São Paulo, quarta-feira, 28 de março de 2007
Prática entre novos e ex-deputados, já em curso no Congresso, é vetada por Walfrido, coordenador político do governo.
Oposição vê tática para inflar base de Lula; líder da minoria, Júlio Redecker (PSDB-RS), diz sentir "cheiro de mensalão" na Câmara.
DA SUCURSAL DE BRASÍLIA
Líderes de partidos aliados do governo no Congresso vêm tentando oficializar uma prática -já em curso nos bastidores- de dividir a paternidade de emendas provenientes de recursos do Orçamento da União entre parlamentares que não conseguiram se reeleger e os novatos. A estratégia está sendo articulada há um mês por partidos da base aliada.
Há um mês, por exemplo, o líder do PR, Luciano Castro (RR), fez ao então coordenador político do governo, Tarso Genro (hoje ministro da Justiça), a seguinte proposta: que as emendas de deputados antigos fossem simplesmente "doadas" aos novos. Tarso informou, por meio de sua assessoria, que não se lembra desta conversa.
Cada deputado eleito tem direito a apresentar em torno de R$ 6 milhões por ano em emendas direcionadas à execução de obras em suas bases eleitorais.

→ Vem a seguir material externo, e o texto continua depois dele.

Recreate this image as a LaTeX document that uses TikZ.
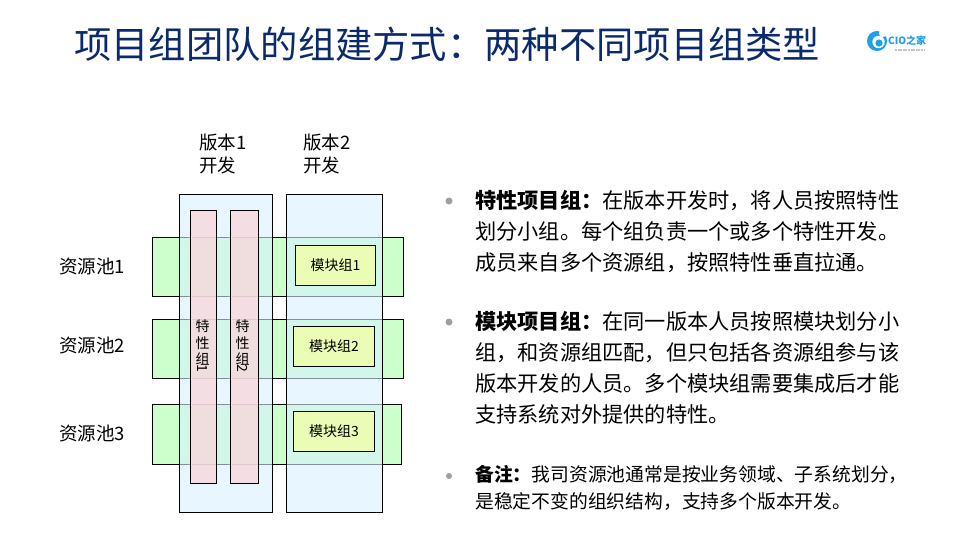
\documentclass[tikz,border=0pt]{standalone}
\usepackage{fontspec}
\setmainfont{Noto Sans CJK SC}
\definecolor{titleblue}{HTML}{0B2A6B}
\definecolor{greenbox}{HTML}{CCFFCC}
\definecolor{bluebox}{HTML}{D9F0FF}
\definecolor{pinkbox}{HTML}{F8D8DC}
\definecolor{yellowbox}{HTML}{EBFCB4}
\definecolor{logoblue}{HTML}{1E9FE8}
\newcommand{\fsz}[2]{\fontsize{#1}{#2}\selectfont}
\newcommand{\fwcolon}{\char"FF1A\relax}
\newcommand{\fwcomma}{\char"FF0C\relax}
\tikzset{
  boxbase/.style={draw=black,line width=1pt,inner sep=0pt},
  greenrow/.style={boxbase,fill=greenbox},
  bluecol/.style={fill=bluebox,fill opacity=.6},
  pinkcol/.style={boxbase,fill=pinkbox,fill opacity=.8},
  yellowmod/.style={boxbase,fill=yellowbox,font=\fsz{14}{16}},
  lbl/.style={inner sep=0pt,font=\fsz{18.5}{23}},
  para/.style={inner sep=0pt,anchor=north west,align=left,text width=470pt,font=\fsz{21.2}{31}},
  vtext/.style={inner sep=0pt,anchor=north,align=center,font=\fsz{14}{16.3}},
  dotb/.style={circle,fill=gray!75,inner sep=0pt,minimum size=7pt},
}
\begin{document}
\begin{tikzpicture}[x=1pt,y=-1pt]
\useasboundingbox (0,0) rectangle (960,549);
\fill[white] (0,0) rectangle (960,549);
\node[inner sep=0pt,text=titleblue,font=\fsz{37.3}{40},anchor=west] (title) at (74,44) {项目组团队的组建方式\fwcolon 两种不同项目组类型};
% logo
\fill[logoblue] (877,41) circle (10);
\fill[white] (878.5,42) circle (6.2);
\fill[logoblue] (879,43) circle (3.6);
\fill[white] (883,33) circle (4.2);
\node[inner sep=0pt,text=logoblue,font=\fsz{10}{12}\bfseries,anchor=west] (logotext) at (888,40.5) {CIO之家};
\draw[gray!45,line width=1.5pt,dash pattern=on 2pt off .6pt] (895,50) -- (924,50);
% rows
\draw[greenrow] (152.3,237.3) rectangle (403.5,296.3);
\draw[greenrow] (152.3,319.3) rectangle (403.5,378.5);
\draw[greenrow] (152.3,404.3) rectangle (401.5,464.3);
% columns
\fill[bluecol] (179.3,194.3) rectangle (272.3,512.3);
\fill[bluecol] (286.3,194.3) rectangle (382.6,512.3);
\draw[line width=1pt] (179.3,194.3) rectangle (272.3,512.3);
\draw[line width=1pt] (286.3,194.3) rectangle (382.6,512.3);
\draw[pinkcol] (190.3,210.3) rectangle (216.5,483.3);
\draw[pinkcol] (230.5,210.3) rectangle (258.5,483.3);
% feature groups
\node[vtext] (f1) at (202.5,320) {特\\性\\组\\[-16pt]\rotatebox{-90}{1}};
\node[vtext] (f2) at (242.5,320) {特\\性\\组\\[-16pt]\rotatebox{-90}{2}};
% modules
\node[yellowmod,minimum width=80.4pt,minimum height=40pt] (m1) at (335.5,265.3) {模块组1};
\node[yellowmod,minimum width=81.2pt,minimum height=40pt] (m2) at (333.9,346.3) {模块组2};
\node[yellowmod,minimum width=81.2pt,minimum height=40pt] (m3) at (333.9,431.3) {模块组3};
% labels
\node[lbl,anchor=west] (r1) at (59,267) {资源池1};
\node[lbl,anchor=west] (r2) at (59,345.5) {资源池2};
\node[lbl,anchor=west] (r3) at (59,433.5) {资源池3};
\node[lbl,anchor=north west,align=left] (v1) at (199,134) {版本1\\开发};
\node[lbl,anchor=north west,align=left] (v2) at (303,134) {版本2\\开发};
% right text
\node[dotb] (b1) at (449,201) {};
\node[dotb] (b2) at (449,322) {};
\node[dotb,minimum size=6pt] (b3) at (449,476) {};
\node[para] (p1) at (475,190) {\textbf{特性项目组\fwcolon}在版本开发时\fwcomma 将人员按照特性\\划分小组。每个组负责一个或多个特性开发。\\成员来自多个资源组\fwcomma 按照特性垂直拉通。};
\node[para] (p2) at (475,311) {\textbf{模块项目组\fwcolon}在同一版本人员按照模块划分小\\组\fwcomma 和资源组匹配\fwcomma 但只包括各资源组参与该\\版本开发的人员。多个模块组需要集成后才能\\支持系统对外提供的特性。};
\node[para,font=\fsz{18.8}{27}] (p3) at (475,465.5) {\textbf{备注\fwcolon}我司资源池通常是按业务领域、子系统划分\fwcomma\\是稳定不变的组织结构\fwcomma 支持多个版本开发。};
\end{tikzpicture}
\end{document}
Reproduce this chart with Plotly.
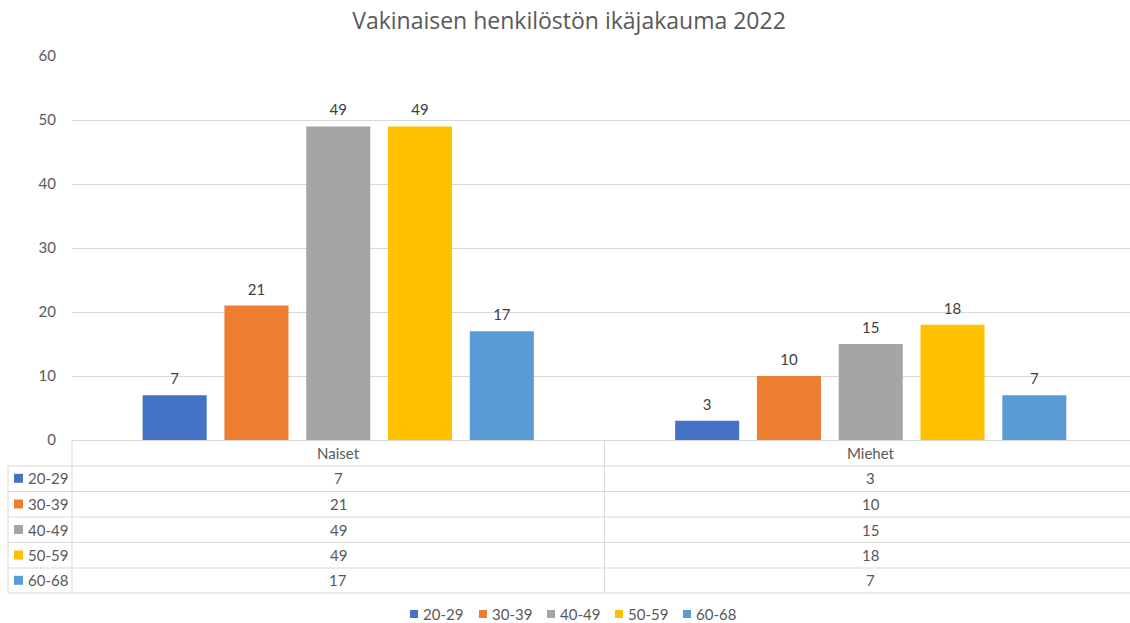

A liberação é lenta e muitas vezes depende da vontade política do ministério. Quando um deputado não consegue se reeleger, o pagamento das emendas pendentes fica mais difícil.
Segundo revelou ontem o "Painel", a proposta em gestação entre as siglas aliadas é que o deputado novo "administre" até R$ 3 milhões em emendas, ou seja, pressione nos respectivos ministérios para que determinada obra saia do papel. Nos corredores do Congresso, o assunto é tratado como "apadrinhar" uma emenda.
"O eleito pilota a emenda politicamente, e o não-reeleito também recebe os louros", resumiu o líder do PTB, Jovair Arantes (GO).
Ontem, essa idéia foi levada pelo líder do governo na Casa, José Múcio (PTB-PE), ao novo coordenador político, ministro Walfrido dos Mares Guia (Relações Institucionais), que não autorizou a prática.
"Não sei quem inventou, mas isso não existe, não pode. Vamos buscar outros caminhos", disse o ministro. Segundo Múcio, "se a Casa renovou 46%, significa que 46% das emendas apresentadas [em 2006] estão sem pai nem mãe".
Para a oposição, a prática é uma das táticas do governo para inflar as bancadas aliadas, atraindo deputados novatos para a base com a oferta de serem contemplados já no início do mandato com recursos de emendas em fase de liberação nos ministérios. "O cheiro do mensalão continua nesta Casa", afirmou o líder da minoria, Júlio Redecker (PSDB-RS). Apesar do veto de Walfrido, a Folha apurou que a prática já está em curso. O ex-líder do PMDB José Borba (PR), que renunciou na esteira do escândalo do mensalão e não se reelegeu, citou deputados para os quais "doou" suas emendas, entre eles o novo ministro da Agricultura, Reinhold Stephanes (PMDB-PR). "Compartilhamos tudo, fazemos uma política de boa vizinhança", disse, afirmando que, no final, ambos levam o crédito pela obra.
Stephanes negou se tratar de acordo político: "O que pode ter acontecido é ele ter apresentado emendas para determinado município onde sou bem votado e o prefeito ter pedido para um assessor meu: "Olhe, vê aquela emenda para mim'".
O ex-líder do PMDB também citou os paranaenses Ricardo Barros (PP) e Luiz Carlos Hauly (PSDB) como herdeiros de suas emendas. Eles negam.